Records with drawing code

# # # # # # #

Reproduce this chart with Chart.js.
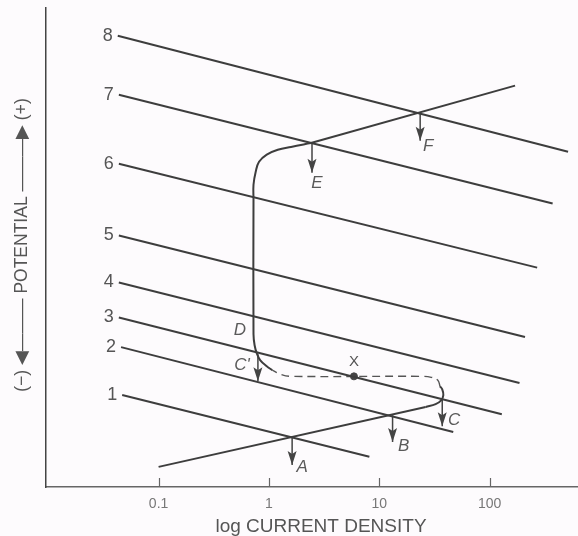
<!DOCTYPE html>
<html><head><meta charset="utf-8">
<script src="https://cdn.jsdelivr.net/npm/chart.js@4"></script>
<style>html,body{margin:0;padding:0;background:#fdfbfd;} canvas{display:block;}</style>
</head><body>
<canvas id="c" width="578" height="536"></canvas>
<script>
// x values: log10(current density); y values: potential (arbitrary units, 0 = bottom of axis)
const tickValues = [-1, 0, 1, 2];
const tickLabels = ['0.1', '1', '10', '100'];
const xTitle = 'log CURRENT DENSITY';
const yTitle = '(\u2212) \u25C0\u2014\u2014\u2014 POTENTIAL \u2014\u2014\u2014\u25B6 (+)';

// cathodic (reduction) lines 1..8
const cathodicNames  = ['1', '2', '3', '4', '5', '6', '7', '8'];
const cathodicStartX = [-1.33, -1.34, -1.36, -1.36, -1.36, -1.36, -1.36, -1.37];
const cathodicStartY = [1.92, 2.92, 3.54, 4.27, 5.25, 6.75, 8.19, 9.42];
const cathodicEndX   = [0.91, 1.67, 2.11, 2.27, 2.32, 2.43, 2.57, 2.71];
const cathodicEndY   = [0.63, 1.15, 1.52, 2.17, 3.13, 4.58, 5.92, 7.00];

// anodic (active-passive) curve
const activeX  = [-1.00, 1.42];
const activeY  = [0.42, 1.67];
const noseX    = [1.42, 1.51, 1.56, 1.58, 1.57, 1.55];
const noseY    = [1.67, 1.73, 1.81, 1.92, 2.04, 2.10];
const dashedX  = [1.55, 1.53, 1.47, 1.39, 0.20, 0.11, 0.03];
const dashedY  = [2.10, 2.23, 2.29, 2.31, 2.31, 2.35, 2.44];
const passiveX = [0.03, -0.02, -0.08, -0.11, -0.13, -0.14, -0.14, -0.14, -0.12, -0.09, -0.02, 0.08, 0.20, 0.38];
const passiveY = [2.44, 2.52, 2.65, 2.79, 2.96, 3.19, 6.00, 6.31, 6.58, 6.79, 6.94, 7.04, 7.10, 7.18];
const transX   = [0.38, 2.23];
const transY   = [7.18, 8.38];

// point X on the dashed branch
const markX = [0.77];
const markY = [2.31];

// corrosion-point arrows
const arrowNames = ['A', 'B', 'C', "C'", 'E', 'F'];
const arrowX     = [0.21, 1.12, 1.57, -0.10, 0.39, 1.37];
const arrowTopY  = [1.04, 1.50, 1.85, 2.77, 7.18, 7.81];
const arrowTipY  = [0.46, 0.94, 1.27, 2.21, 6.56, 7.23];

const LINE = '#3d3d3d';
const pts = (xs, ys) => xs.map((x, i) => ({x: x, y: ys[i]}));

const datasets = [];
cathodicNames.forEach((n, i) => {
  datasets.push({label: 'line ' + n, kind: 'cathodic', name: n,
    data: [{x: cathodicStartX[i], y: cathodicStartY[i]}, {x: cathodicEndX[i], y: cathodicEndY[i]}],
    showLine: true, borderColor: LINE, borderWidth: 2, pointRadius: 0});
});
datasets.push({label: 'active', data: pts(activeX, activeY), showLine: true, borderColor: LINE, borderWidth: 2, pointRadius: 0});
datasets.push({label: 'nose', data: pts(noseX, noseY), showLine: true, tension: 0.4, borderColor: LINE, borderWidth: 2, pointRadius: 0});
datasets.push({label: 'dashed', data: pts(dashedX, dashedY), showLine: true, tension: 0.4, borderColor: '#555', borderWidth: 1.4, borderDash: [8, 5], pointRadius: 0});
datasets.push({label: 'passive', data: pts(passiveX, passiveY), showLine: true, tension: 0.4, borderColor: LINE, borderWidth: 2, pointRadius: 0});
datasets.push({label: 'transpassive', data: pts(transX, transY), showLine: true, borderColor: LINE, borderWidth: 2, pointRadius: 0});
datasets.push({label: 'X', kind: 'mark', data: pts(markX, markY), showLine: false, pointRadius: 3.5, backgroundColor: '#444', borderColor: '#444'});
arrowNames.forEach((n, i) => {
  datasets.push({label: 'arrow ' + n, kind: 'arrow', name: n,
    data: [{x: arrowX[i], y: arrowTopY[i]}, {x: arrowX[i], y: arrowTipY[i]}],
    showLine: true, borderColor: '#444', borderWidth: 1.5, pointRadius: 0});
});

// label offsets (pixels) relative to arrow tip
const letterOffsets = {'A': [10, 2], 'B': [11, 4], 'C': [12, -6], "C'": [-16, -16], 'E': [5, 10], 'F': [8, 6]};

const overlay = {
  id: 'overlay',
  afterDatasetsDraw(chart) {
    const ctx = chart.ctx;
    const xs = chart.scales.x, ys = chart.scales.y;
    ctx.save();
    // inward tick marks
    ctx.strokeStyle = '#666'; ctx.lineWidth = 1.2;
    tickValues.forEach(v => {
      const px = Math.round(xs.getPixelForValue(v)) + 0.5;
      ctx.beginPath(); ctx.moveTo(px, ys.bottom); ctx.lineTo(px, ys.bottom - 9); ctx.stroke();
    });
    ctx.textAlign = 'center'; ctx.textBaseline = 'middle';
    chart.data.datasets.forEach((ds, i) => {
      const meta = chart.getDatasetMeta(i);
      if (ds.kind === 'arrow') {
        const tip = meta.data[1];
        ctx.fillStyle = '#444';
        ctx.beginPath();
        ctx.moveTo(tip.x, tip.y);
        ctx.lineTo(tip.x - 4.5, tip.y - 14);
        ctx.lineTo(tip.x, tip.y - 11);
        ctx.lineTo(tip.x + 4.5, tip.y - 14);
        ctx.closePath(); ctx.fill();
        const off = letterOffsets[ds.name];
        ctx.fillStyle = '#5a5a5a';
        ctx.font = 'italic 17px "Liberation Sans", Arial, sans-serif';
        ctx.fillText(ds.name, tip.x + off[0], tip.y + off[1]);
        if (ds.name === "C'") {
          const top = meta.data[0];
          ctx.fillText('D', top.x - 18, top.y - 24);
        }
      } else if (ds.kind === 'cathodic') {
        const s = meta.data[0];
        ctx.fillStyle = '#555';
        ctx.font = '18px "Liberation Sans", Arial, sans-serif';
        ctx.fillText(ds.name, s.x - 10, s.y);
      } else if (ds.kind === 'mark') {
        const p = meta.data[0];
        ctx.fillStyle = '#555';
        ctx.font = '15px "Liberation Sans", Arial, sans-serif';
        ctx.fillText('X', p.x, p.y - 14);
      }
    });
    // axis titles
    ctx.fillStyle = '#555';
    ctx.font = '19px "Liberation Sans", Arial, sans-serif';
    ctx.fillText(xTitle, 321, 527);
    ctx.translate(22, 245);
    ctx.rotate(-Math.PI / 2);
    ctx.font = '17.5px "Liberation Sans", Arial, sans-serif';
    ctx.fillText(yTitle, 0, 0);
    ctx.restore();
  }
};

new Chart(document.getElementById('c'), {
  type: 'scatter',
  data: {datasets: datasets},
  options: {
    responsive: false, animation: false,
    layout: {autoPadding: false, padding: {top: 8, right: 0, left: 0, bottom: 0}},
    plugins: {legend: {display: false}, tooltip: {enabled: false}},
    scales: {
      x: {
        type: 'linear', min: -2.02, max: 2.8,
        afterBuildTicks: s => { s.ticks = tickValues.map(v => ({value: v})); },
        afterFit: s => { s.height = 49; s.paddingRight = 0; s.paddingLeft = 0; },
        ticks: {callback: v => tickLabels[tickValues.indexOf(v)], color: '#777', padding: 9,
                font: {size: 14, family: '"Liberation Sans", Arial, sans-serif'}, maxRotation: 0, autoSkip: false},
        grid: {drawOnChartArea: false, drawTicks: false},
        border: {color: '#666', width: 1.5}
      },
      y: {
        type: 'linear', min: 0, max: 10,
        afterFit: s => { s.width = 46; s.paddingTop = 0; s.paddingBottom = 0; },
        ticks: {display: false},
        grid: {drawOnChartArea: false, drawTicks: false},
        border: {color: '#444', width: 1.5}
      }
    }
  },
  plugins: [overlay]
});
</script>
</body></html>
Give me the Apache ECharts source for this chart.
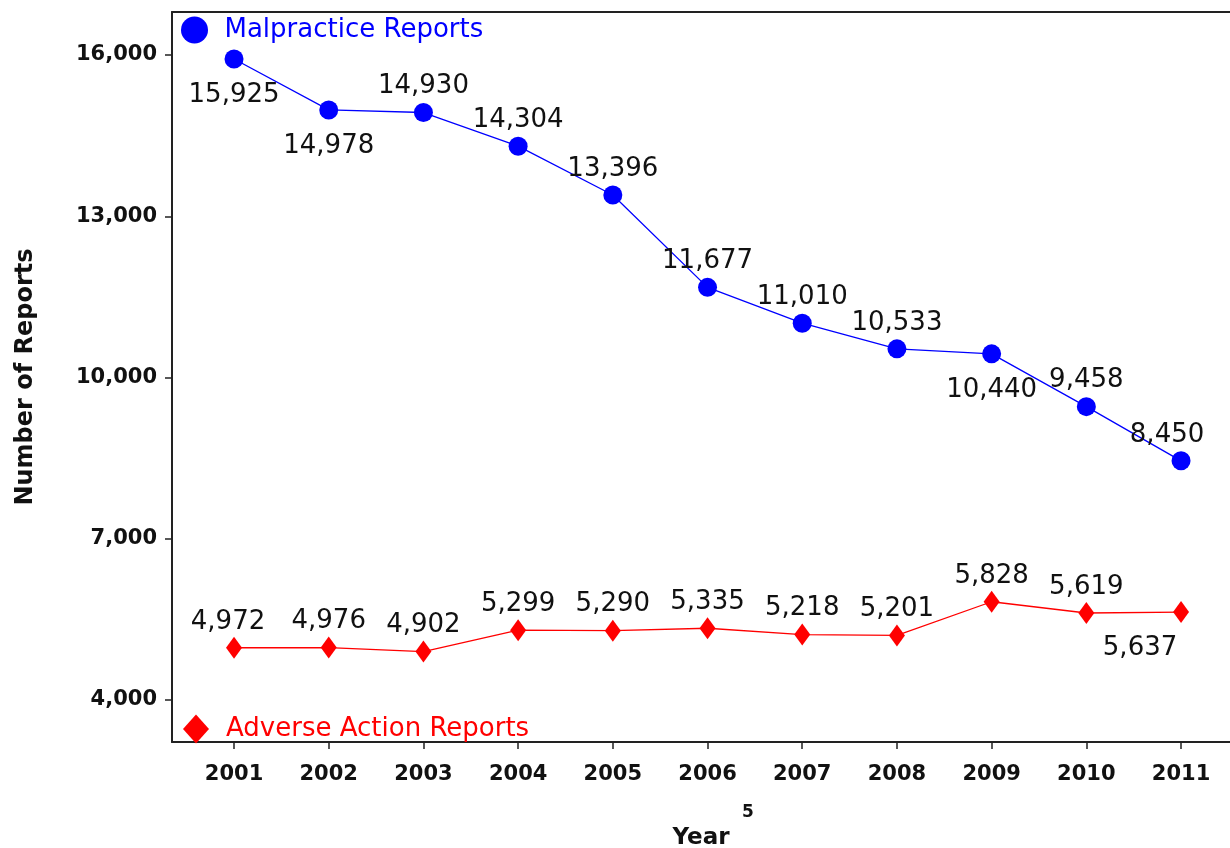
<!DOCTYPE html>
<html>
<head>
<meta charset="utf-8">
<script src="https://cdn.jsdelivr.net/npm/echarts@6/dist/echarts.min.js"></script>
<style>
html,body{margin:0;padding:0;background:#fff;}
#chart{width:1230px;height:848px;}
</style>
</head>
<body>
<div id="chart"></div>
<script>
const years = [2001, 2002, 2003, 2004, 2005, 2006, 2007, 2008, 2009, 2010, 2011];
const malpractice = [15925, 14978, 14930, 14304, 13396, 11677, 11010, 10533, 10440, 9458, 8450];
const adverse = [4972, 4976, 4902, 5299, 5290, 5335, 5218, 5201, 5828, 5619, 5637];
const yTickValues = [4000, 7000, 10000, 13000, 16000];

const FONT = 'DejaVu Sans';
function fmt(n) {
  return String(n).replace(/\B(?=(\d{3})+(?!\d))/g, ',');
}

// label placement (style, not data)
const malBelowYears = [2001, 2002, 2009];
const malShift = {2011: -14};
const advBelowYears = [2011];
const advShift = {2001: -6, 2011: -41};

function buildData(vals, belowYears, shift, symH) {
  return years.map((y, i) => {
    const below = belowYears.indexOf(y) >= 0;
    return {
      value: [y, vals[i]],
      label: {
        position: below ? 'bottom' : 'top',
        distance: below ? (23 - symH / 2) : (13 - symH / 2),
        offset: [shift[y] || 0, 0]
      }
    };
  });
}

const labelStyle = {
  show: true,
  fontFamily: FONT,
  fontSize: 26,
  color: '#111',
  formatter: p => fmt(p.value[1])
};

const chart = echarts.init(document.getElementById('chart'), null, {renderer: 'canvas'});
chart.setOption({
  animation: false,
  backgroundColor: '#fff',
  grid: {left: 172, right: 0, top: 12, bottom: 106, containLabel: false, outerBoundsMode: 'none'},
  legend: [
    {
      data: [{name: 'Malpractice Reports', textStyle: {color: '#0000ff'}}],
      icon: 'circle',
      itemWidth: 28, itemHeight: 27,
      left: 181, top: 16.5,
      padding: 0,
      selectedMode: false,
      textStyle: {fontFamily: FONT, fontSize: 26, padding: [0, 0, 0, 11]}
    },
    {
      data: [{name: 'Adverse Action Reports', textStyle: {color: '#ff0000'}}],
      icon: 'diamond',
      itemWidth: 26, itemHeight: 29,
      left: 183, top: 714.5,
      padding: 0,
      selectedMode: false,
      textStyle: {fontFamily: FONT, fontSize: 26, padding: [0, 0, 0, 12]}
    }
  ],
  xAxis: [
    {
      type: 'value',
      min: 2000.345, max: 2011.517,
      name: 'Year',
      nameLocation: 'middle',
      nameGap: 85,
      nameTextStyle: {fontFamily: FONT, fontSize: 23, fontWeight: 'bold', color: '#111'},
      axisLine: {show: true, lineStyle: {color: '#222', width: 2}},
      axisTick: {show: true, length: 7, inside: false, customValues: years, lineStyle: {color: '#222', width: 1.5}},
      axisLabel: {
        show: true, customValues: years, margin: 22,
        fontFamily: FONT, fontSize: 21, fontWeight: 'bold', color: '#111',
        formatter: v => String(Math.round(v))
      },
      splitLine: {show: false}
    },
    {
      type: 'value',
      position: 'top',
      min: 2000.345, max: 2011.517,
      axisLine: {show: true, lineStyle: {color: '#222', width: 2}},
      axisTick: {show: false},
      axisLabel: {show: false},
      splitLine: {show: false}
    }
  ],
  yAxis: {
    type: 'value',
    min: 3219, max: 16800,
    name: 'Number of Reports',
    nameLocation: 'middle',
    nameGap: 134,
    nameTextStyle: {fontFamily: FONT, fontSize: 24, fontWeight: 'bold', color: '#111'},
    axisLine: {show: true, lineStyle: {color: '#222', width: 2}},
    axisTick: {show: true, length: 7, inside: false, customValues: yTickValues, lineStyle: {color: '#222', width: 1.5}},
    axisLabel: {
      show: true, customValues: yTickValues, margin: 15,
      fontFamily: FONT, fontSize: 21, fontWeight: 'bold', color: '#111',
      formatter: v => fmt(v)
    },
    splitLine: {show: false}
  },
  graphic: [
    {
      type: 'text',
      left: 742, top: 804,
      style: {text: '5', fontFamily: FONT, fontSize: 17, fontWeight: 'bold', fill: '#111'}
    }
  ],
  series: [
    {
      name: 'Malpractice Reports',
      type: 'line',
      xAxisIndex: 0,
      symbol: 'circle',
      symbolSize: 19,
      itemStyle: {color: '#0000ff'},
      lineStyle: {color: '#0000ff', width: 1.3},
      label: labelStyle,
      data: buildData(malpractice, malBelowYears, malShift, 19)
    },
    {
      name: 'Adverse Action Reports',
      type: 'line',
      xAxisIndex: 0,
      symbol: 'diamond',
      symbolSize: [16, 22],
      itemStyle: {color: '#ff0000'},
      lineStyle: {color: '#ff0000', width: 1.3},
      label: labelStyle,
      data: buildData(adverse, advBelowYears, advShift, 22)
    }
  ]
});
</script>
</body>
</html>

# # # # # # #

> **GIVEN INSTRUCTION**:
Only the lines from the start of the records to the one containing "const yTitle = '(\u2212)" should be repeated, exactly and with both ends kept; drop any pictures.

> **FULL RESPONSE**:
Reproduce this chart with Chart.js.
<!DOCTYPE html>
<html><head><meta charset="utf-8">
<script src="https://cdn.jsdelivr.net/npm/chart.js@4"></script>
<style>html,body{margin:0;padding:0;background:#fdfbfd;} canvas{display:block;}</style>
</head><body>
<canvas id="c" width="578" height="536"></canvas>
<script>
// x values: log10(current density); y values: potential (arbitrary units, 0 = bottom of axis)
const tickValues = [-1, 0, 1, 2];
const tickLabels = ['0.1', '1', '10', '100'];
const xTitle = 'log CURRENT DENSITY';
const yTitle = '(\u2212) \u25C0\u2014\u2014\u2014 POTENTIAL \u2014\u2014\u2014\u25B6 (+)';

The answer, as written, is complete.